- EXERCISE INSTRUCTIONS:
Where a line of the listing below includes the word "React", reproduce that line.

☆ ☆ ☆ ☆ ☆

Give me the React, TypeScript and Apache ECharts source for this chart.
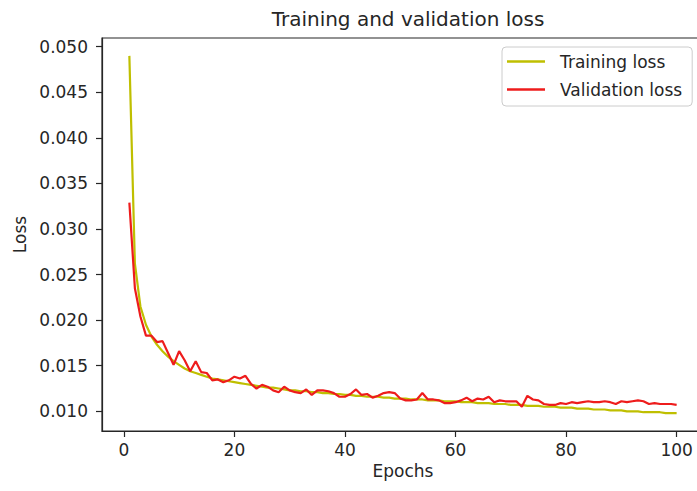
import React, { useEffect, useRef } from "react";
import * as echarts from "echarts";

const title = "Training and validation loss";
const xName = "Epochs";
const yName = "Loss";
const seriesNames = ["Training loss", "Validation loss"];

const epochs: number[] = [
  1, 2, 3, 4, 5, 6, 7, 8, 9, 10, 11, 12, 13, 14, 15, 16, 17, 18, 19, 20,
  21, 22, 23, 24, 25, 26, 27, 28, 29, 30, 31, 32, 33, 34, 35, 36, 37, 38, 39, 40,
  41, 42, 43, 44, 45, 46, 47, 48, 49, 50, 51, 52, 53, 54, 55, 56, 57, 58, 59, 60,
  61, 62, 63, 64, 65, 66, 67, 68, 69, 70, 71, 72, 73, 74, 75, 76, 77, 78, 79, 80,
  81, 82, 83, 84, 85, 86, 87, 88, 89, 90, 91, 92, 93, 94, 95, 96, 97, 98, 99, 100,
];

const trainingLoss: number[] = [
  0.049, 0.0262, 0.0215, 0.0195, 0.0182, 0.0173, 0.0166, 0.016, 0.0155, 0.0151,
  0.0147, 0.0144, 0.0142, 0.014, 0.0138, 0.0136, 0.0135, 0.0134, 0.0133, 0.0132,
  0.0131, 0.013, 0.0129, 0.0128, 0.0127, 0.0126, 0.0126, 0.0125, 0.0124, 0.0123,
  0.0123, 0.0122, 0.0122, 0.0121, 0.0121, 0.012, 0.012, 0.0119, 0.0119, 0.0118,
  0.0118, 0.0117, 0.0117, 0.0116, 0.0116, 0.0116, 0.0115, 0.0115, 0.0114, 0.0114,
  0.0114, 0.0113, 0.0113, 0.0113, 0.0112, 0.0112, 0.0112, 0.0111, 0.0111, 0.0111,
  0.011, 0.011, 0.011, 0.0109, 0.0109, 0.0109, 0.0108, 0.0108, 0.0108, 0.0107,
  0.0107, 0.0107, 0.0106, 0.0106, 0.0106, 0.0105, 0.0105, 0.0105, 0.0104, 0.0104,
  0.0104, 0.0103, 0.0103, 0.0103, 0.0102, 0.0102, 0.0102, 0.0101, 0.0101, 0.0101,
  0.01, 0.01, 0.01, 0.0099, 0.0099, 0.0099, 0.0099, 0.0098, 0.0098, 0.0098,
];

const validationLoss: number[] = [
  0.0329, 0.0235, 0.0204, 0.0183, 0.0183, 0.0176, 0.0177, 0.0164, 0.0151, 0.0166,
  0.0156, 0.0144, 0.0155, 0.0143, 0.0142, 0.0134, 0.0135, 0.0132, 0.0134, 0.0138,
  0.0136, 0.0139, 0.013, 0.0125, 0.0129, 0.0127, 0.0123, 0.0121, 0.0127, 0.0123,
  0.0121, 0.012, 0.0124, 0.0118, 0.0123, 0.0123, 0.0122, 0.012, 0.0116, 0.0116,
  0.0119, 0.0124, 0.0118, 0.0119, 0.0115, 0.0117, 0.012, 0.0121, 0.012, 0.0114,
  0.0112, 0.0112, 0.0113, 0.012, 0.0113, 0.0113, 0.0112, 0.0109, 0.0109, 0.011,
  0.0112, 0.0115, 0.0111, 0.0114, 0.0113, 0.0116, 0.011, 0.0112, 0.0111, 0.0111,
  0.0111, 0.0105, 0.0117, 0.0113, 0.0112, 0.0108, 0.0107, 0.0107, 0.0109, 0.0108,
  0.011, 0.0109, 0.011, 0.0111, 0.011, 0.011, 0.0111, 0.011, 0.0108, 0.0111,
  0.011, 0.0111, 0.0112, 0.0111, 0.0108, 0.0109, 0.0108, 0.0108, 0.0108, 0.0107,
];

const xTicks: number[] = [0, 20, 40, 60, 80, 100];
const yTicks: number[] = [0.01, 0.015, 0.02, 0.025, 0.03, 0.035, 0.04, 0.045, 0.05];

const FONT = "DejaVu Sans";
const TEXT = "#262626";

export default function App() {
  const ref = useRef<HTMLDivElement>(null);

  useEffect(() => {
    if (!ref.current) return;
    const chart = echarts.init(ref.current, null, { renderer: "svg" });
    const toPairs = (ys: number[]) => epochs.map((e, i) => [e, ys[i]]);
    const option: any = {
      animation: false,
      backgroundColor: "#ffffff",
      textStyle: { fontFamily: FONT },
      title: {
        text: title,
        left: 403,
        top: 4,
        textAlign: "center",
        textStyle: { fontFamily: FONT, fontSize: 20, fontWeight: "normal", color: TEXT },
      },
      legend: {
        left: 502,
        top: 47,
        orient: "vertical",
        data: seriesNames,
        icon: "rect",
        itemWidth: 38,
        itemHeight: 2.5,
        itemGap: 11,
        padding: [6, 10, 8, 5],
        borderColor: "#cccccc",
        borderWidth: 1,
        borderRadius: 4,
        backgroundColor: "rgba(255,255,255,0.8)",
        textStyle: { fontFamily: FONT, fontSize: 17, color: TEXT, padding: [0, 0, 0, 10] },
      },
      grid: {
        left: 102,
        top: 38,
        width: 602,
        height: 393,
        show: true,
        borderColor: "#262626",
        borderWidth: 1.2,
        backgroundColor: "transparent",
        outerBoundsMode: "none",
        containLabel: false,
      },
      xAxis: {
        type: "value",
        min: -3.95,
        max: 104.95,
        name: xName,
        nameLocation: "middle",
        nameGap: 28,
        nameTextStyle: { fontFamily: FONT, fontSize: 17, color: TEXT },
        axisLine: { show: true, onZero: false, lineStyle: { color: "#262626", width: 1.2 } },
        axisTick: { show: true, length: 6, customValues: xTicks, lineStyle: { color: "#262626", width: 1.2 } },
        axisLabel: {
          customValues: xTicks,
          margin: 10,
          fontFamily: FONT,
          fontSize: 17,
          color: TEXT,
          formatter: (v: number) => String(v),
        },
        splitLine: { show: false },
      },
      yAxis: {
        type: "value",
        min: 0.00784,
        max: 0.05096,
        name: yName,
        nameLocation: "middle",
        nameGap: 74,
        nameRotate: 90,
        nameTextStyle: { fontFamily: FONT, fontSize: 17, color: TEXT },
        axisLine: { show: true, onZero: false, lineStyle: { color: "#262626", width: 1.2 } },
        axisTick: { show: true, length: 6, customValues: yTicks, lineStyle: { color: "#262626", width: 1.2 } },
        axisLabel: {
          customValues: yTicks,
          margin: 14,
          fontFamily: FONT,
          fontSize: 17,
          color: TEXT,
          formatter: (v: number) => v.toFixed(3),
        },
        splitLine: { show: false },
      },
      series: [
        {
          name: seriesNames[0],
          type: "line",
          data: toPairs(trainingLoss),
          showSymbol: false,
          symbol: "none",
          lineStyle: { color: "#bfbf00", width: 2.2 },
          itemStyle: { color: "#bfbf00" },
        },
        {
          name: seriesNames[1],
          type: "line",
          data: toPairs(validationLoss),
          showSymbol: false,
          symbol: "none",
          lineStyle: { color: "#ee1c1c", width: 2.2 },
          itemStyle: { color: "#ee1c1c" },
        },
      ],
    };
    chart.setOption(option);
    return () => chart.dispose();
  }, []);

  return (
    <div
      ref={ref}
      style={{ position: "absolute", left: 0, top: 0, width: 697, height: 491 }}
    />
  );
}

☆ ☆ ☆ ☆ ☆

- RESULT OF THE TASK:
Give me the React, TypeScript and Apache ECharts source for this chart.
import React, { useEffect, useRef } from "react";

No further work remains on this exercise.